The new appointees, who are expected to be named at the next meeting in two weeks, will be charged with examining the organizational structure and focus of the Indiana Dunes Tourism bureau to identify what changes are needed to grow the opportunities for venues that can bring thousands to the county, he said.
The Lake Michigan shoreline will continue to be the county's greatest natural asset and the new board members will look at ways of enhancing the visitor experience, Evans said.
The new members will also be asked to form a subcommittee to look at the promotion and expansion of amateur sports events, he said. These events will include -- but are not limited to -- baseball, basketball, football, softball, swimming, hockey and soccer.
Participants in these sports travel the country, which offers economic opportunities for the county, Evans said. While the county has outdoor sporting fields, he said there will be a need to expand upon those and look at building indoor facilities such as a pool and hockey rink.
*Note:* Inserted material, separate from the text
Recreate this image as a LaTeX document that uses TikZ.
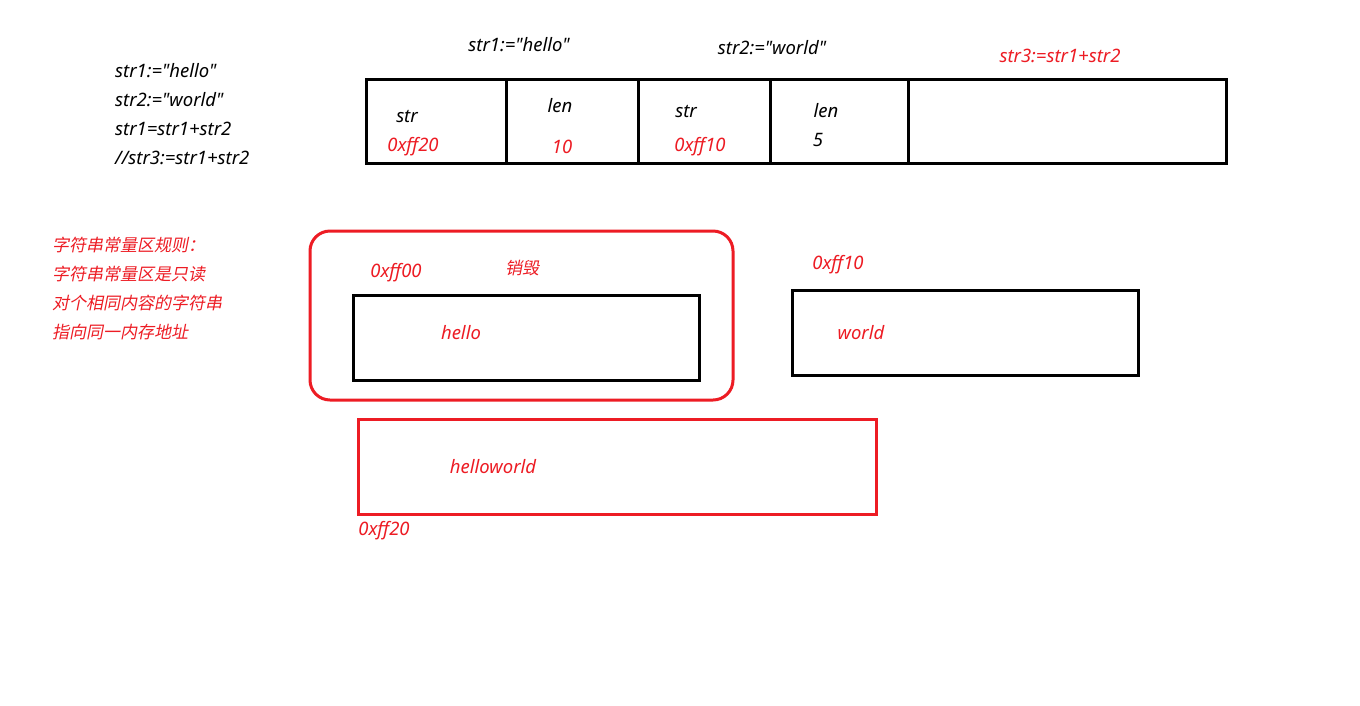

The proposed expansion of the tourism board would give the commissioners five of the 11 appointments, Evans said. The other appointments are made by various communities around the county.
In a related matter, Commissioner Laura Blaney, D-South, announced that there will be action soon on a new, 55-acre south county park at Ind. 49 and County Road 500 South.
In other business Tuesday, the commissioners gave unanimous initial approval to an ordinance prohibiting protests within 300 feet of a residence, cemetery, funeral home, place of worship or other establishment within one hour before or after a funeral or burial service.
Similar prohibitions were passed recently by the towns of Hebron and Porter.
Members of the Westboro Baptist Church in Topeka, Kan., who have held anti-gay protests at various types of funerals over the years, have made a few appearances throughout the region and south suburbs of Chicago.